-- Start Supplied information --
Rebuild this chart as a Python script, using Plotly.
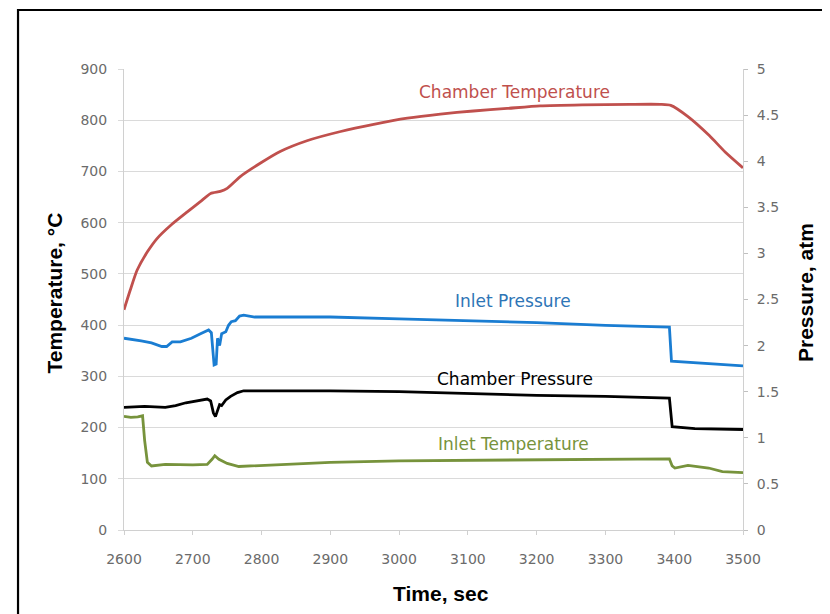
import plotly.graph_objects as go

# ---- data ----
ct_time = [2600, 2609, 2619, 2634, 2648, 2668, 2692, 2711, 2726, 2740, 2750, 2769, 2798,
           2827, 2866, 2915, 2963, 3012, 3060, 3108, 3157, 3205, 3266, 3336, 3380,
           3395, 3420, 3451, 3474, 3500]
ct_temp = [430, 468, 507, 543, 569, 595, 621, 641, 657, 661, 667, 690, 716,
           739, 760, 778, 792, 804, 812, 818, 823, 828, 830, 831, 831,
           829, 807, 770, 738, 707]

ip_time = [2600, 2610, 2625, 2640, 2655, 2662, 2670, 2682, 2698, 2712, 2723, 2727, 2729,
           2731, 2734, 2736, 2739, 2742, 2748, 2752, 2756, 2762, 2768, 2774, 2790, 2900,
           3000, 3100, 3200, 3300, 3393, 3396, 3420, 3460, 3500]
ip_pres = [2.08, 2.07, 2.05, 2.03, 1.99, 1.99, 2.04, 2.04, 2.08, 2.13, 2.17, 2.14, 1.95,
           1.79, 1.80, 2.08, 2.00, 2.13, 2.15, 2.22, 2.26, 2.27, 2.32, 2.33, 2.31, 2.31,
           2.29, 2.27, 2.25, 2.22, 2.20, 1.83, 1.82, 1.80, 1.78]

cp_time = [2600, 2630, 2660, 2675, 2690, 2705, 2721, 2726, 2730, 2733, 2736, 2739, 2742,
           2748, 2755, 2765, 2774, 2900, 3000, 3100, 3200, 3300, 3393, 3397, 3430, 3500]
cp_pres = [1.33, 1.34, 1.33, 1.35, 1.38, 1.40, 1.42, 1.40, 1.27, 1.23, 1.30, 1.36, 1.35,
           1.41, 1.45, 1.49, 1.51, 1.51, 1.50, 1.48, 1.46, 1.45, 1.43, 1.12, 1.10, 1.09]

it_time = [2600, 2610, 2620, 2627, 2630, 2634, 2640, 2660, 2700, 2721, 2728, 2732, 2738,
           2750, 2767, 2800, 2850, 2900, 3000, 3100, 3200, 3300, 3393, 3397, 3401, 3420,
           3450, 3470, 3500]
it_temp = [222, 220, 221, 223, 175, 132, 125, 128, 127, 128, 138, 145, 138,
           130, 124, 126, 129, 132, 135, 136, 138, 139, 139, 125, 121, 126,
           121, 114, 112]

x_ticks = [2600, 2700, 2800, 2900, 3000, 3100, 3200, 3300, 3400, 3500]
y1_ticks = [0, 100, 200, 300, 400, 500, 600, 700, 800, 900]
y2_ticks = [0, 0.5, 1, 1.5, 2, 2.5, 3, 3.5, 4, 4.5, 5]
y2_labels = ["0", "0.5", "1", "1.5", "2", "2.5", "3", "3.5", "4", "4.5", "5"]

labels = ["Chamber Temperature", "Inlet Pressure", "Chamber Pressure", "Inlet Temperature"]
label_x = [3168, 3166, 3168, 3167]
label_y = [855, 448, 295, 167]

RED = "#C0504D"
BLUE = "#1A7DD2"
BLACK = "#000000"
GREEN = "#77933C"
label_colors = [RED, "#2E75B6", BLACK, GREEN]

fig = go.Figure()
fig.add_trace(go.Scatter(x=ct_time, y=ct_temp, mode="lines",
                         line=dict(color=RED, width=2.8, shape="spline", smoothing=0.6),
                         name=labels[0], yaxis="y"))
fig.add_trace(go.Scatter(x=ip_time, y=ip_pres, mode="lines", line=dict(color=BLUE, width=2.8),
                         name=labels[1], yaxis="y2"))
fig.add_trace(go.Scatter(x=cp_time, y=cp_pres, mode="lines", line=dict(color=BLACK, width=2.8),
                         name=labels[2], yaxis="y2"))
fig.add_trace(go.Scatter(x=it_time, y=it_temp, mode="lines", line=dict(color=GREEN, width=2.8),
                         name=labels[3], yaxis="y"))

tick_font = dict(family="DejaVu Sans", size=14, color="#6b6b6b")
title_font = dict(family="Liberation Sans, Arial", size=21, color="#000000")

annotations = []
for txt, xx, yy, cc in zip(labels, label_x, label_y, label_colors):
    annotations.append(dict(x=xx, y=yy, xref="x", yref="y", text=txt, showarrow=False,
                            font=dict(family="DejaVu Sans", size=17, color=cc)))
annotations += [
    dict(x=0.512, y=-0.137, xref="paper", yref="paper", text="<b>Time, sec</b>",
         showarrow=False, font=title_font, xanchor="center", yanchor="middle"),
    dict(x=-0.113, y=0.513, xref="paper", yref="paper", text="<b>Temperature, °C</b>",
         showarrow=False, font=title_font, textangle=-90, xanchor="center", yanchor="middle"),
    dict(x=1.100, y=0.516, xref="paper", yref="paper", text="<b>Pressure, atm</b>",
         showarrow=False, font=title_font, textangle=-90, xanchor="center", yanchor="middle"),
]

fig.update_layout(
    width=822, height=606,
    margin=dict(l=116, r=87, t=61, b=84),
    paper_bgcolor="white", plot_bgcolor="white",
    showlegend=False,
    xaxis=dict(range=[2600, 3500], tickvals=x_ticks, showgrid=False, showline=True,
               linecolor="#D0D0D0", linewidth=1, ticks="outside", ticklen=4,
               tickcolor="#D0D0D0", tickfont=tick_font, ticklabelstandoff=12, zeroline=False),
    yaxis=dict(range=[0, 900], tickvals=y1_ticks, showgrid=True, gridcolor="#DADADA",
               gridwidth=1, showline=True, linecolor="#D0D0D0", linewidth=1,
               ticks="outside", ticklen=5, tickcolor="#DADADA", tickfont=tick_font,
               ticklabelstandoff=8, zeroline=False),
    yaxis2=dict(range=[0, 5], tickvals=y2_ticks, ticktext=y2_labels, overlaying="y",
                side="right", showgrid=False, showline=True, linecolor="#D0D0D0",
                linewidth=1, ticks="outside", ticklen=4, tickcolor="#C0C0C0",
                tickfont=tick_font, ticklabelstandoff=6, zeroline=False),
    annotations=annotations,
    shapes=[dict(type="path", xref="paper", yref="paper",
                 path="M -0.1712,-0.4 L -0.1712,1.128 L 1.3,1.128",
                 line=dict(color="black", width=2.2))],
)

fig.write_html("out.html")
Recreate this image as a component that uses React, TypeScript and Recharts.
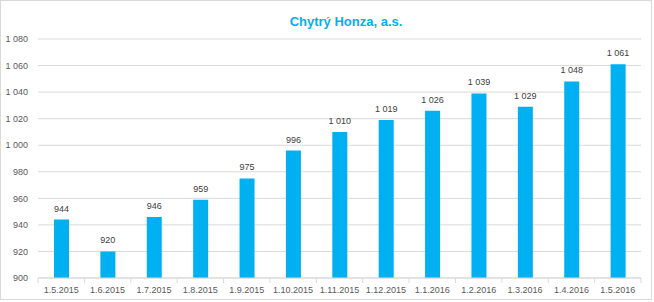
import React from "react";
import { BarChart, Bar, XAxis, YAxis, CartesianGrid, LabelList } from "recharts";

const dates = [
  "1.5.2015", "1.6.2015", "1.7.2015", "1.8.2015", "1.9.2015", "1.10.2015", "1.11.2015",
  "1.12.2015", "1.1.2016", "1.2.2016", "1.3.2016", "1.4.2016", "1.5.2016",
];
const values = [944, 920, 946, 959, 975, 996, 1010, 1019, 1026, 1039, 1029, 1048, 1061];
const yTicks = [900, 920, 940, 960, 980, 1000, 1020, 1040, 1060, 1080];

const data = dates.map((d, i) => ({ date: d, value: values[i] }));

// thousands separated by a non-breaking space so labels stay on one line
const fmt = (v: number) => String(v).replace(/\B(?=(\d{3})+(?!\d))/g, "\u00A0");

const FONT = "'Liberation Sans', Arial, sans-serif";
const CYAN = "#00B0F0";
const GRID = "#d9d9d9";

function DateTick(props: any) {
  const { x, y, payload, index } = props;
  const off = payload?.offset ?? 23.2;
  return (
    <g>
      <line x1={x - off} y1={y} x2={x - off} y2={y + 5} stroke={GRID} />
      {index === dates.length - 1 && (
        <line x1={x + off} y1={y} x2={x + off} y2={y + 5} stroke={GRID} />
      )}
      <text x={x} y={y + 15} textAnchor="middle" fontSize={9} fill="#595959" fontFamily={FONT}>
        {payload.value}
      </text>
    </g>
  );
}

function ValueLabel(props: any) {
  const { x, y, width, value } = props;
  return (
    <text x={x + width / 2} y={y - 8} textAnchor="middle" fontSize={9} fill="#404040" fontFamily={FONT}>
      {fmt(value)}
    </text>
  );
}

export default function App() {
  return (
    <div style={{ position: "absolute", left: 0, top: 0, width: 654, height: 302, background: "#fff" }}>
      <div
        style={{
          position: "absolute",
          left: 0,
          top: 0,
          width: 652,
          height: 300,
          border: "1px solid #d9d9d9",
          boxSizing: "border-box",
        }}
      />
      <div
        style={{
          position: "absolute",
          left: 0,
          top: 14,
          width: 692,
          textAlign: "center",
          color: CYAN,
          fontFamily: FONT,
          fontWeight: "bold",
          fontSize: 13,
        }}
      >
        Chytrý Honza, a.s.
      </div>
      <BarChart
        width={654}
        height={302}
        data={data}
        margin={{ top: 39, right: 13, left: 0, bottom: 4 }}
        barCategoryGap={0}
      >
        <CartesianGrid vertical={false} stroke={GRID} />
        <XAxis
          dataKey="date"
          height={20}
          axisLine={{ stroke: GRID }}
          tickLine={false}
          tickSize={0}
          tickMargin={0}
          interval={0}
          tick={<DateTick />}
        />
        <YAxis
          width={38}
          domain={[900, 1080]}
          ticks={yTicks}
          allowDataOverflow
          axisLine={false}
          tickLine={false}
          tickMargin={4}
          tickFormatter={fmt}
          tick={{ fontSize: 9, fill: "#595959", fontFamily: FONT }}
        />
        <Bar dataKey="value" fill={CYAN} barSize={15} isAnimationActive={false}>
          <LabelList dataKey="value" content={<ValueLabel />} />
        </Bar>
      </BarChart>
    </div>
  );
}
-- End Supplied information --
— What is expected —
Reproduce exactly the run of lines that opens the listing and closes with the line holding "829, 807, 770, 738, 707]". Pictures are excluded.

— Result of this exercise —
Rebuild this chart as a Python script, using Plotly.
import plotly.graph_objects as go

# ---- data ----
ct_time = [2600, 2609, 2619, 2634, 2648, 2668, 2692, 2711, 2726, 2740, 2750, 2769, 2798,
           2827, 2866, 2915, 2963, 3012, 3060, 3108, 3157, 3205, 3266, 3336, 3380,
           3395, 3420, 3451, 3474, 3500]
ct_temp = [430, 468, 507, 543, 569, 595, 621, 641, 657, 661, 667, 690, 716,
           739, 760, 778, 792, 804, 812, 818, 823, 828, 830, 831, 831,
           829, 807, 770, 738, 707]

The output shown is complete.